Vienna, Virginia—Wolf Trap’s “Barns” have for years served as an intimate performance space for popular contemporary singers and instrumentalists. But this rustic, warm, intimate venue also supports classical musicians, singers, and ensembles as well. The Barns’ popular summer program, for example, highlights operas and additional musicales courtesy of the Wolf Trap Opera Company, an organization with an uncanny knack for picking the opera superstars of tomorrow.

During the winter and spring months of the year, the Barns hosts Wolf Trap’s “Discovery Series” of classical chamber concerts. Each concert features notable artists in programs that are sometimes off the beaten classical path. As a national outreach from the Nation’s only national park dedicated to the performing arts, concerts are recorded and later re-broadcast on almost 250 radio stations across the country.

There’s an educational component to the Discovery Series as well. Each concert event offers the audience a chance to quiz the musicians at halftime. Ticketholders can also meet and greet the artists after the concert at a dessert reception held in the adjacent lounge area.

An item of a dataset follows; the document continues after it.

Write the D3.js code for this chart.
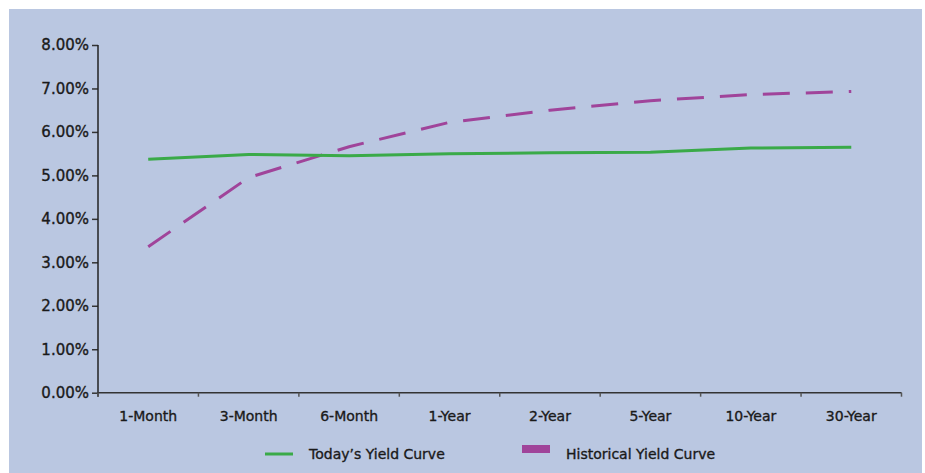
<!DOCTYPE html>
<html><head><meta charset="utf-8">
<script src="https://cdn.jsdelivr.net/npm/d3@7"></script>
<style>html,body{margin:0;padding:0;background:#fff;}svg{display:block;}</style>
</head><body>
<script>
const categories = ["1-Month","3-Month","6-Month","1-Year","2-Year","5-Year","10-Year","30-Year"];
const todayYield = [5.37,5.48,5.45,5.50,5.52,5.53,5.63,5.65];
const historicalYield = [3.36,4.95,5.66,6.22,6.50,6.72,6.86,6.93];
const yTicks = [0,1,2,3,4,5,6,7,8];
const seriesNames = ["Today\u2019s Yield Curve","Historical Yield Curve"];

const W = 925, H = 473;
const svg = d3.select("body").append("svg").attr("width", W).attr("height", H);
svg.append("rect").attr("x", 9).attr("y", 9).attr("width", 913).attr("height", H - 9).attr("fill", "#bac7e1");

const x = d3.scaleBand().domain(categories).range([98, 901.5]).padding(0);
const y = d3.scaleLinear().domain([0, 8]).range([392.7, 45]);
const axisColor = "#222";
const textStyle = sel => sel.attr("font-family", "DejaVu Sans, sans-serif").attr("fill", "#1a1a1a")
  .attr("stroke", "#1a1a1a").attr("stroke-width", 0.35);

// Y axis
const ya = svg.append("g").attr("transform", "translate(98,0)")
  .call(d3.axisLeft(y).tickValues(yTicks).tickSize(6).tickPadding(3).tickFormat(d => d.toFixed(2) + "%"));
ya.select(".domain").remove();
ya.append("line").attr("x1", 0).attr("x2", 0).attr("y1", y(8)).attr("y2", y(0) + 4).attr("stroke", axisColor).attr("stroke-width", 1.5);
ya.selectAll(".tick line").attr("stroke", "#333").attr("stroke-width", 1.5);
ya.selectAll("text").call(textStyle).attr("font-size", 15);

// X axis
const xa = svg.append("g").attr("transform", `translate(0,${y(0)})`)
  .call(d3.axisBottom(x).tickSize(0).tickPadding(18));
xa.select(".domain").remove();
xa.append("line").attr("x1", 98).attr("x2", 901.5).attr("stroke", "#333").attr("stroke-width", 1.5);
const bounds = categories.map(c => x(c)).concat([x.range()[1]]);
xa.selectAll(".bt").data(bounds).enter().append("line").attr("class", "bt")
  .attr("x1", d => d).attr("x2", d => d).attr("y1", 0).attr("y2", 4).attr("stroke", "#555").attr("stroke-width", 1.5);
xa.selectAll("text").call(textStyle).attr("font-size", 14);

const cx = c => x(c) + x.bandwidth() / 2;
const line = d3.line().x((d, i) => cx(categories[i])).y(d => y(d));

svg.append("path").datum(historicalYield).attr("d", line).attr("fill", "none")
  .attr("stroke", "#a0449a").attr("stroke-width", 3).attr("stroke-dasharray", "27,16");
svg.append("path").datum(todayYield).attr("d", line).attr("fill", "none")
  .attr("stroke", "#3aaa48").attr("stroke-width", 3);

// Legend
const lg = svg.append("g").attr("font-size", 14).call(textStyle);
lg.append("line").attr("x1", 265).attr("x2", 293).attr("y1", 454).attr("y2", 454).attr("stroke", "#3aaa48").attr("stroke-width", 3);
lg.append("text").attr("x", 309).attr("y", 459).text(seriesNames[0]);
lg.append("rect").attr("x", 522).attr("y", 445).attr("width", 28).attr("height", 8).attr("fill", "#a0449a").attr("stroke", "none");
lg.append("text").attr("x", 566).attr("y", 459).text(seriesNames[1]);
</script>
</body></html>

Last weekend’s Discovery recital featured the eclectic Aspen Ensemble, a quintet that mixes and matches instrumentalists depending on what pieces happen to be on tap. They perform at Aspen’s famed annual music festival and are currently in residence at the University of Baltimore.

Aspen Ensemble

Aspen Ensemble. Instrumentalists from top left:
Victoria Chiang, David Perry, and Nadine Asin;
from bottom left: Michael Mermagen
and Rita Sloan. (Courtesy Wolf Trap.)

Performing last Friday evening, the Ensemble’s instrumentalists include violinist David Perry, violist Victoria Chiang, cellist Michael Mermagen, flutist Nadine Asin, and pianist Rita Sloan. Their program bookended a relatively recent piece by Bohuslav Martinů with more traditional selections from Beethoven and Brahms.

The artists opened their program with some unfamiliar Beethoven, his Serenade for Flute, Violin, and Viola, Op. 25 (1801). Most of us today are familiar with things like Muzak (aka, “elevator music”) and other recorded music piped into restaurants, bars, and department stores to provide background sound.

In some ways, things weren’t very different in the 18th and 19th centuries. The young Mozart composed sets of chamber tunes called “Cassations” that were played in background at formal dinners. Likewise, a youthful Beethoven composed his “Serenade” as background music or set pieces for summertime entertainments held outdoors.

The Serenade is not Beethoven’s most stirring stuff. Its six individual pieces—several of which revolve around a simple theme and variations—are neither musically profound nor intellectually challenging. On the other hand, who wants high seriousness when it comes to party music?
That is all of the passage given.